RONALD D. LIPPI, Ph.D.
Department Chair
Professor of Anthropology
UW-Marathon County
E-Mail: rlippi@uwc.edu
While working toward my bachelor's degree around 1970 in aerospace engineering, I took a little anthropology to fulfill my general education requirements. I have been hooked ever since (though I did get my engineering degree and even worked a little in that profession).
My specialty is South American archaeology, and I got my Master's and Ph.D. degrees at the UW-Madison in the early 1980's. I have had a few research projects in Ecuador, including a big, multi-year project currently in progress. I've spent over eight years, off and on, living in Ecuador, and my wife is Ecuadorian. We go back there often with our two kids so I can continue my research, and they can be with their family. I've spent the last two summers excavating an Inca fort in my research area and expect to return this coming summer.
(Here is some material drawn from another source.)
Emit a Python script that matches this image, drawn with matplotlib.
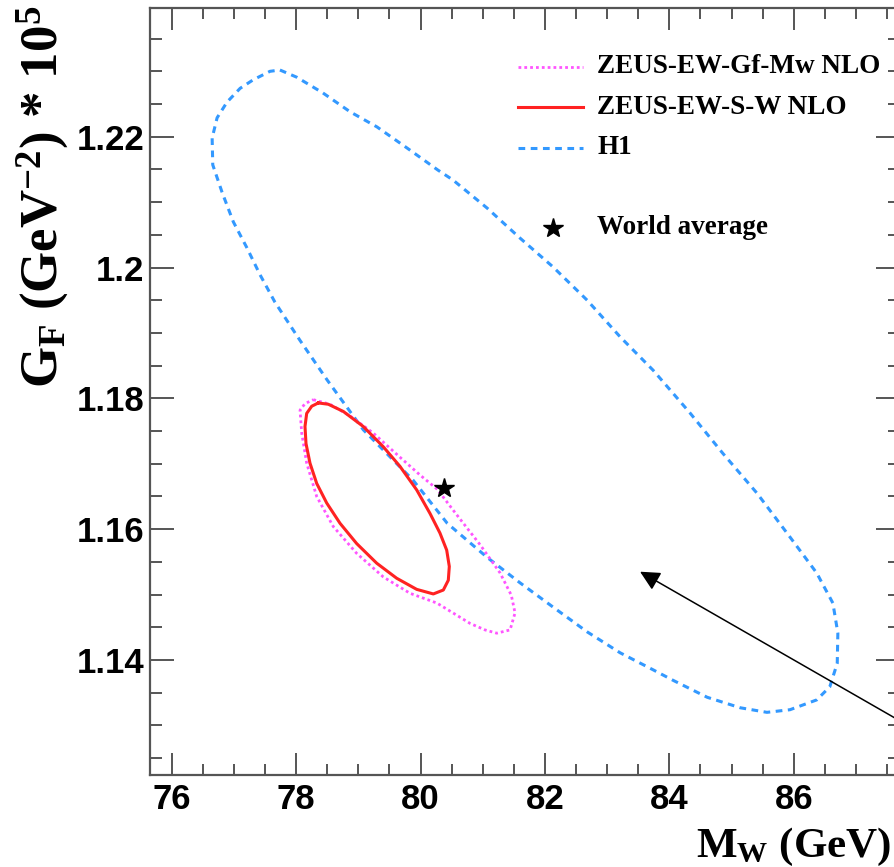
import matplotlib.pyplot as plt
from matplotlib.ticker import MultipleLocator

# contours: M_W (GeV), G_F * 1e5 (GeV^-2)
h1_mw = [77.74, 78.01, 78.43, 78.87, 79.30, 79.78, 80.28, 80.52, 81.07, 81.60,
         82.13, 82.68, 83.21, 83.74, 84.33, 84.86, 85.41, 85.94, 86.37, 86.63,
         86.71, 86.70, 86.58, 86.37, 85.94, 85.57, 85.14, 84.61, 84.06, 83.74,
         83.21, 82.68, 82.13, 81.60, 81.07, 80.43, 79.88, 79.08, 78.50, 78.06,
         77.66, 77.42, 77.21, 76.99, 76.81, 76.66, 76.65, 76.73, 76.89, 77.10,
         77.31, 77.58]
h1_gf = [1.2302, 1.2291, 1.2267, 1.2238, 1.2215, 1.2183, 1.2149, 1.2134, 1.2091, 1.2045,
         1.2001, 1.1950, 1.1894, 1.1843, 1.1778, 1.1716, 1.1655, 1.1588, 1.1533, 1.1487,
         1.1441, 1.1395, 1.1359, 1.1339, 1.1324, 1.1320, 1.1327, 1.1343, 1.1369, 1.1385,
         1.1411, 1.1443, 1.1481, 1.1518, 1.1557, 1.1609, 1.1675, 1.1752, 1.1828, 1.1889,
         1.1947, 1.1989, 1.2030, 1.2070, 1.2115, 1.2157, 1.2198, 1.2229, 1.2253, 1.2274,
         1.2287, 1.2300]

gfmw_mw = [78.277, 78.545, 78.87, 79.24, 79.67, 79.99, 80.27, 80.55, 80.96, 81.28,
           81.46, 81.52, 81.44, 81.225, 81.037, 80.796, 80.265, 79.831, 79.402, 78.974,
           78.598, 78.331, 78.170, 78.090, 78.063, 78.143]
gfmw_gf = [1.1798, 1.1791, 1.1773, 1.1747, 1.1710, 1.1683, 1.1661, 1.1626, 1.1576, 1.1533,
           1.1499, 1.1472, 1.1446, 1.1441, 1.1446, 1.1456, 1.1487, 1.1502, 1.1527, 1.1563,
           1.1604, 1.1650, 1.1701, 1.1747, 1.1782, 1.1792]

sw_mw = [78.357, 78.251, 78.170, 78.143, 78.159, 78.223, 78.331, 78.492, 78.706, 78.974,
         79.296, 79.617, 79.939, 80.206, 80.367, 80.447, 80.463, 80.421, 80.313, 80.153,
         79.939, 79.670, 79.402, 79.080, 78.759, 78.518]
sw_gf = [1.1793, 1.1788, 1.1777, 1.1757, 1.1731, 1.1701, 1.1670, 1.1640, 1.1609, 1.1578,
         1.1548, 1.1525, 1.1508, 1.1501, 1.1507, 1.1522, 1.1543, 1.1568, 1.1594, 1.1624,
         1.1660, 1.1696, 1.1726, 1.1757, 1.1780, 1.1791]

world_mw, world_gf = 80.385, 1.16637
arrow_tip = (83.53, 1.1535)
arrow_tail = (88.0, 1.1291)

labels = ['ZEUS-EW-Gf-Mw NLO', 'ZEUS-EW-S-W NLO', 'H1', 'World average']


def closed(a):
    return list(a) + [a[0]]


plt.rcParams['mathtext.fontset'] = 'custom'
plt.rcParams['mathtext.rm'] = 'Liberation Serif:bold'
plt.rcParams['mathtext.it'] = 'Liberation Serif:bold'
plt.rcParams['mathtext.bf'] = 'Liberation Serif:bold'

fig = plt.figure(figsize=(8.94, 8.67), dpi=100)
ax = fig.add_axes([150/894, 92/867, 750/894, 767/867])

c_mag = '#ff55ff'
c_red = '#ff2222'
c_blue = '#3399ff'
ls_blue = (0, (2.2, 1.8))
ls_mag = (0, (1, 1.1))

ax.plot(closed(h1_mw), closed(h1_gf), color=c_blue, lw=2.2, ls=ls_blue)
ax.plot(closed(gfmw_mw), closed(gfmw_gf), color=c_mag, lw=2.0, ls=ls_mag)
ax.plot(closed(sw_mw), closed(sw_gf), color=c_red, lw=2.2)
ax.plot([world_mw], [world_gf], marker='*', color='black', ms=15, ls='none')

ax.annotate('', xy=arrow_tip, xytext=arrow_tail,
            arrowprops=dict(arrowstyle='-|>', mutation_scale=30, lw=1.1, color='black',
                            shrinkA=0, shrinkB=0),
            annotation_clip=False)

ax.set_xlim(75.651, 87.709)
ax.set_ylim(1.12242, 1.23968)
ax.set_xticks([76, 78, 80, 82, 84, 86])
ax.set_yticks([1.14, 1.16, 1.18, 1.2, 1.22])
ax.set_yticklabels(['1.14', '1.16', '1.18', '1.2', '1.22'])
ax.xaxis.set_minor_locator(MultipleLocator(0.5))
ax.yaxis.set_minor_locator(MultipleLocator(0.005))

grey = '#555555'
for s in ax.spines.values():
    s.set_color(grey)
    s.set_linewidth(1.6)
ax.tick_params(which='both', direction='in', top=True, right=True, color=grey, width=1.4)
ax.tick_params(axis='x', which='major', length=16, pad=6)
ax.tick_params(axis='x', which='minor', length=8)
ax.tick_params(axis='y', which='major', length=17, pad=4)
ax.tick_params(axis='y', which='minor', length=8.5)
for lab in ax.get_xticklabels() + ax.get_yticklabels():
    lab.set_fontfamily('Liberation Sans')
    lab.set_fontweight('bold')
    lab.set_fontsize(25)

# legend drawn by hand (ROOT-style TLegend)
tr = ax.transAxes
ax.plot([0.4907, 0.5773], [0.9231, 0.9231], color=c_mag, lw=2.0, ls=ls_mag, transform=tr)
ax.plot([0.4907, 0.5773], [0.8709, 0.8709], color=c_red, lw=2.2, transform=tr)
ax.plot([0.4907, 0.5773], [0.8175, 0.8175], color=c_blue, lw=2.2, ls=ls_blue, transform=tr)
ax.plot([0.5373], [0.7132], marker='*', color='black', ms=15, transform=tr)
for lab, yy in zip(labels, [0.9231, 0.8709, 0.8175, 0.7132]):
    ax.text(0.596, yy, lab, transform=tr, ha='left', va='center',
            fontfamily='Liberation Serif', fontweight='bold', fontsize=19.5)

fig.text(43/894, 1 - 6/867, r'G$_{F}$ (GeV$^{-2}$) * 10$^{5}$', rotation=90,
         ha='center', va='top', fontfamily='Liberation Serif', fontweight='bold', fontsize=38)
fig.text(891/894, 1 - 857/867, r'M$_{W}$ (GeV)', ha='right', va='baseline',
         fontfamily='Liberation Serif', fontweight='bold', fontsize=31)

fig.savefig('out.png', dpi=100)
If that sounds rather glamorous, I suppose it is, but most of my time I dedicate to teaching freshman and sophomore anthropology courses at the UW-Marathon County. I find the entire field of anthropology, not just archaeology, so immensely interesting and beneficial that I put a lot of effort into sharing with my students the excitement and the wonder. To me anthropology is not a discipline so much as a way of life. I'm not the most popular professor around, in great part because I'm fairly demanding; I always challenge my students to do better than they think they can. Very few students breeze through my classes, but I like to think that they all become better scholars and better world citizens by having studied with me. Hey, no pain, no gain, right? This isn't to say that my courses are extremely difficult or that students don't like me. Nearly all my students indicate they are satisfied with my courses.
I stay active with writing papers and articles and my third book on Ecuadorian archaeology was published this year. This third book is the first one I've written in English (though that is my native language) and is intended as a supplement to a textbook in an introductory archaeology course. In order for me to teach anthropology effectively, I feel it's important to be an active researcher in my field. That way I can share my goals, methods and results with students in a way that they can't get out of textbooks. I also am very busy in a variety of campus events and committees on campus or in the state-wide Anthropology and Sociology Department.
If you are interested in Anthropology but a little unsure about majoring in a field which doesn't seem to be very marketable, it turns out there are few better choices around for an undergraduate major, regardless of what career you end up in.
If you're curious about my last name, it's Italian. My father was first-generation Italian-American, and my mother was first-generation Norwegian-American. I grew up in a small town in Minnesota. In some ways I suppose I've come a long way from my roots, but in another sense I've barely moved. I find my professions--college professor and archaeologist--to be enormously satisfying. What I really am is a lifelong student, except I actually get paid for it (though not all that much).